Strong U.S. jobs and factory data

The dollar rose as much as 1 percent against the yen after the ADP National Employment Report showed U.S. private employers added 246,000 jobs in January. Additional factor that influenced the dollar’s value is the Institute for Supply Management, that unveiled its index of national factory activity rose to 56.
The dollar hit a session high of 113.95 yen a day after falling to 112.04 yen, while the euro sank more than 0.5 percent to a session low of $1.0737.

“ADP just served as a reminder of America’s rosier fundamentals, something that has been pushed off to the side with Washington dominating the spotlight,” said Joe Manimbo, senior market analyst at Western Union Business Solutions in Washington.

One thing that could trigger fresh dollar strenght is an indication from the US Federal Reserve that it plans to raise interest rates imminently.

Fed statement

After two-day meeting, the Federal Reserve left interest rates unchanged and struck a cautios tone about its rate-hike expectations.
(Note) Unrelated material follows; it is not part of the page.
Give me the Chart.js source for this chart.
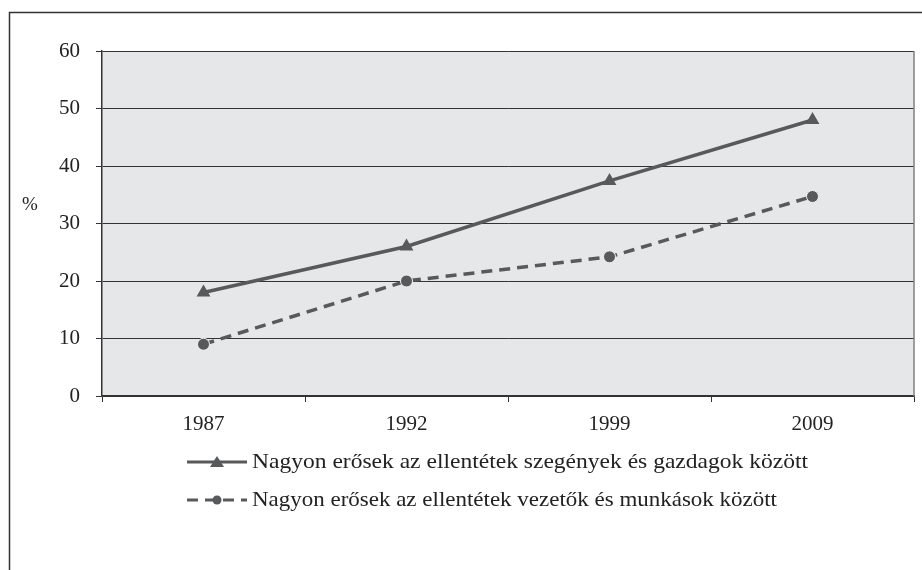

“Donald Trump’s executive orders have shaken the Fed and they do not want to increase rates as aggressively as previously thought. The unanimous decision by the Fed has made it clear that March meeting may not have much life in that at all,” said Naeem Aslam, chief market analyst at ThinkForex.

In a statement issued after its latest policy meeting, the Fed unveiled it needs more time to monitor the economy and still envisions a gradual pace of rate increases.